Regulatory1 min read·Edition #13

CMS innovation center remains focused on mandatory models, officials say

CMS Innovation Center Director Abe Sutton and CMS Administrator Dr. Mehmet Oz reaffirmed the administration's commitment to mandatory value-based models, targeting poor-performing providers for enrollment into alternative payment arrangements. This is a policy acceleration: the Biden CMMI favored voluntary pilots; Trump's CMMI is now pivoting toward forced accountability through mandatory participation, particularly for low-performing hospital systems and medical groups.

Mandatory models carry high operational stakes. CMMI has tested capitated payment arrangements (Global and Professional Direct Contracting, CJR, Oncology Care Model), but compliance burden, financial risk concentration, and data infrastructure requirements are steep. Practices already operating under merit-based incentive programs (MIPS) and quality reporting burdens face additional mandatory model enrollment if flagged for poor performance on cost, quality, or utilization metrics. A hospital system hitting readmission penalties or high cost-per-beneficiary could be forced into a full-risk capitation model within 18 months.

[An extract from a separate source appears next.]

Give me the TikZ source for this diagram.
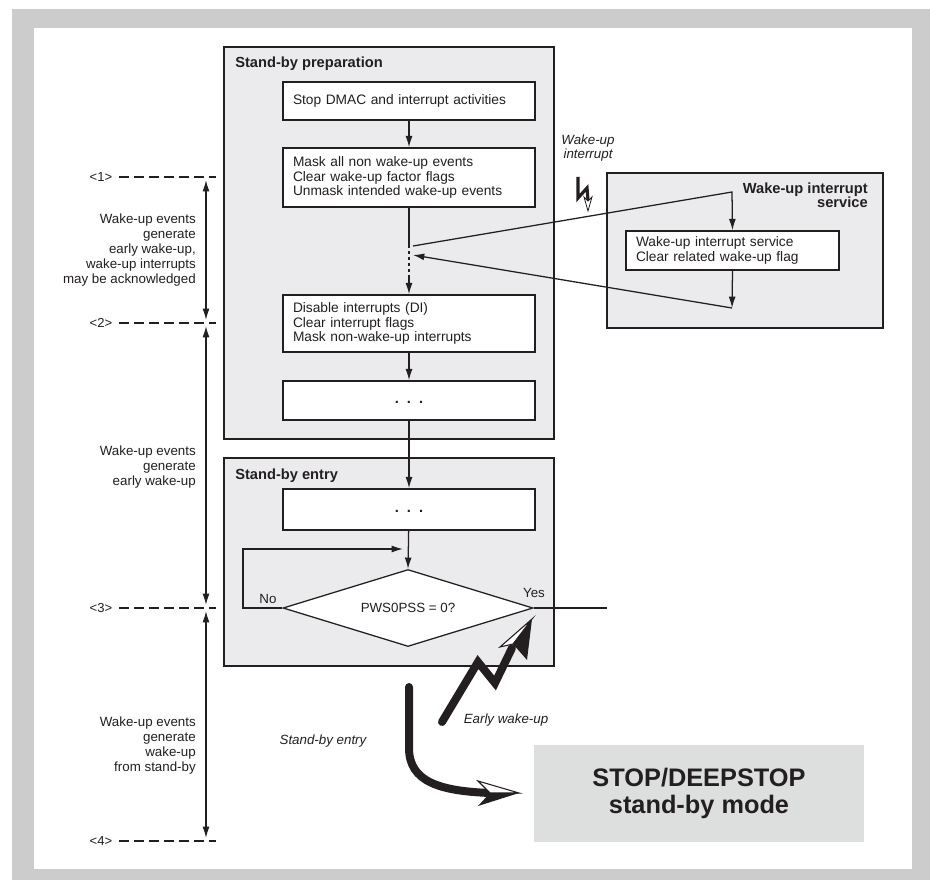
\documentclass[tikz,border=0pt]{standalone}
\usepackage{fontspec}
\setmainfont{Liberation Sans}
\usetikzlibrary{arrows.meta,shapes.geometric}
\definecolor{txt}{HTML}{231F20}
\definecolor{framegrey}{HTML}{CCCCCC}
\definecolor{panel}{HTML}{EBEBED}
\definecolor{stopbg}{HTML}{DDDFDE}
\newcommand{\mydots}{\raisebox{-2.5pt}[0pt][0pt]{.\hspace{0.55em}.\hspace{0.55em}.}}
\begin{document}
\begin{tikzpicture}[x=0.75pt,y=-0.75pt,
  panelbox/.style={draw=txt, line width=1.1pt, fill=panel, inner sep=0pt},
  stepbox/.style={draw=txt, line width=1.1pt, fill=white, minimum width=189pt, text width=174pt,
    inner xsep=7.5pt, inner ysep=0pt, align=left, font=\fontsize{10.3}{10.9}\selectfont, text=txt},
  dotbox/.style={stepbox, align=center, font=\bfseries\fontsize{11}{11}\selectfont},
  flow/.style={draw=txt, line width=0.95pt},
  arr/.style={flow, -{Latex[length=8.5pt,width=5.2pt]}},
  dbl/.style={flow, {Latex[length=8.5pt,width=5.2pt]}-{Latex[length=8.5pt,width=5.2pt]}},
  lvl/.style={draw=txt, line width=0.9pt, dash pattern=on 7.5pt off 3.75pt},
  lvltxt/.style={font=\fontsize{9.8}{11}\selectfont, text=txt, inner sep=0pt},
  lefttxt/.style={align=right, font=\fontsize{10}{11.25}\selectfont, text=txt, inner sep=0pt, anchor=east},
  title/.style={font=\bfseries\fontsize{11}{10.5}\selectfont, text=txt, inner sep=0pt},
  itlabel/.style={font=\itshape\fontsize{10}{10}\selectfont, text=txt, inner sep=0pt, align=center},
  thick arrow/.style={draw=txt, line cap=round, line join=miter}
]
\useasboundingbox (0,0) rectangle (930,880);
% frame
\fill[framegrey] (12,9) rectangle (930,880);
\fill[white] (34,28) rectangle (912,869);

% panels
\node[panelbox, minimum width=247.5pt, minimum height=294pt] (prep) at (389,243) {};
\node[panelbox, minimum width=247.5pt, minimum height=156pt] (entry) at (389,562) {};
\node[panelbox, minimum width=207pt, minimum height=116.25pt] (svcpanel) at (745,250.5) {};
\node[fill=stopbg, minimum width=247.5pt, minimum height=72.75pt, inner sep=0pt, align=center,
  font=\bfseries\fontsize{19}{20}\selectfont, text=txt] (stop) at (699,793.5) {STOP/DEEPSTOP\\stand-by mode};

% titles
\node[title, anchor=base west] (preptitle) at (235,68) {Stand-by preparation};
\node[title, anchor=base west] (entrytitle) at (235,479) {Stand-by entry};
\node[title, anchor=east, align=right] (svctitle) at (868,195) {Wake-up interrupt\\service};

% step boxes
\node[stepbox, minimum height=28.5pt] (b1) at (409,101) {Stop DMAC and interrupt activities};
\node[stepbox, minimum height=44.25pt] (b2) at (409,177.5) {Mask all non wake-up events\\Clear wake-up factor flags\\Unmask intended wake-up events};
\node[stepbox, minimum height=42.75pt] (b3) at (409,323.5) {Disable interrupts (DI)\\Clear interrupt flags\\Mask non-wake-up interrupts};
\node[dotbox, minimum height=29.25pt] (b4) at (409,400.5) {\mydots};
\node[dotbox, minimum height=30.75pt] (b5) at (409,509.5) {\mydots};
\node[stepbox, minimum width=159.75pt, text width=144.75pt, minimum height=29.25pt] (svc) at (732.5,250.5) {Wake-up interrupt service\\Clear related wake-up flag};

% decision
\node[diamond, draw=txt, line width=0.95pt, fill=white, aspect=3, minimum width=187.5pt, minimum height=57.75pt,
  inner sep=0pt, font=\fontsize{10}{10}\selectfont, text=txt] (dia) at (408,608) {PWS0PSS = 0?};
\node[font=\fontsize{10}{10}\selectfont, text=txt, inner sep=0pt] (no) at (268,599) {No};
\node[font=\fontsize{10}{10}\selectfont, text=txt, inner sep=0pt] (yes) at (534,593) {Yes};

% main flow
\coordinate (m1) at (409,245);
\coordinate (m2) at (409,278);
\draw[arr] (b1) -- (b2);
\draw[flow] (b2.south) -- (m1);
\draw[flow, dash pattern=on 2.25pt off 2.25pt] (m1) -- (m2);
\draw[arr] (m2) -- (b3.north);
\draw[arr] (b3) -- (b4);
\draw[arr] (b4) -- (b5);
\draw[arr] (b5) -- (dia.north);
\coordinate (lp1) at (243,608);
\coordinate (lp2) at (243,549);
\coordinate (lp3) at (403,549);
\draw[arr] (dia.west) -- (lp1) -- (lp2) -- (lp3);
\coordinate (yesend) at (607,608);
\draw[flow] (dia.east) -- (yesend);

% interrupt service excursion
\coordinate (s1) at (413,246);
\coordinate (s2) at (732,192);
\coordinate (r1) at (732,308);
\coordinate (r2) at (413,255);
\draw[arr] (s1) -- (s2) -- (svc.north);
\draw[arr] (svc.south) -- (r1);
\draw[arr] (r1) -- (r2);

% wake-up interrupt bolt
\node[itlabel] (wulabel) at (588,148) {Wake-up\\interrupt};
\draw[txt, line width=2.4pt, line join=miter] (578,177) -- (578,198) -- (587,188) -- (588,200);
\filldraw[fill=white, draw=txt, line width=0.6pt] (588,211) -- (584,197) -- (588,201) -- (592,197) -- cycle;

% levels
\node[lvltxt] (l1) at (101,177) {<1>};
\node[lvltxt] (l2) at (101,323) {<2>};
\node[lvltxt] (l3) at (101,608) {<3>};
\node[lvltxt] (l4) at (101,841) {<4>};
\foreach \i/\yy in {1/177,2/323,3/608,4/841}{
  \coordinate (e\i) at (216,\yy);
  \coordinate (s\i) at (119,\yy);
  \draw[lvl] (s\i) -- (e\i);
}
\coordinate (v1a) at (206,180); \coordinate (v1b) at (206,320);
\coordinate (v2a) at (206,326); \coordinate (v2b) at (206,605);
\coordinate (v3a) at (206,611); \coordinate (v3b) at (206,838);
\draw[dbl] (v1a) -- (v1b);
\draw[dbl] (v2a) -- (v2b);
\draw[dbl] (v3a) -- (v3b);
\node[lefttxt] (t1) at (196,250) {Wake-up events\\generate\\early wake-up,\\wake-up interrupts\\may be acknowledged};
\node[lefttxt] (t2) at (196,467) {Wake-up events\\generate\\early wake-up};
\node[lefttxt] (t3) at (196,746) {Wake-up events\\generate\\wake-up\\from stand-by};

% stand-by entry thick arrow
\coordinate (se0) at (409,687);
\coordinate (se1) at (409,748);
\coordinate (se2) at (490,793);
\draw[thick arrow, line width=6pt] (se0) -- (se1) .. controls (409,782) and (440,791) .. (se2);
\filldraw[fill=white, draw=txt, line width=0.8pt] (519,793) -- (478,781) -- (490,793) -- cycle;
\fill[txt] (519,793) -- (490,793) -- (478,806) -- cycle;
\node[itlabel] (selabel) at (323,741) {Stand-by entry};

% early wake-up thick arrow
\coordinate (ew0) at (442,722);
\coordinate (ew1) at (478,662);
\coordinate (ew2) at (495,683);
\coordinate (ew3) at (512,648);
\draw[thick arrow, line width=6pt] (ew0) -- (ew1) -- (ew2) -- (ew3);
\filldraw[fill=white, draw=txt, line width=0.8pt] (532,619) -- (500,647) -- (513,644) -- cycle;
\fill[txt] (532,619) -- (513,644) -- (527,660) -- cycle;
\node[itlabel] (ewlabel) at (506,720) {Early wake-up};
\end{tikzpicture}
\end{document}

Dental practices linked to medical groups will inherit the compliance tail.

Healthcare executives should stress-test cost and quality metrics now against CMMI benchmarks (CMS publishes provider-level performance data quarterly). Investment in clinical documentation, EHR/PMS interoperability, and predictive analytics is no longer optional—it's survival infrastructure. DSOs and larger group practices need governance structures (risk committees, actuarial support, network management) to operate in mandatory models. Smaller practices should consider affiliation or merger to spread mandatory model risk across larger entity.

CMMI will announce initial cohort of mandatory models Q3 2026; implementation Q1 2027. Watch for CMS letter to targeted providers by August 2026.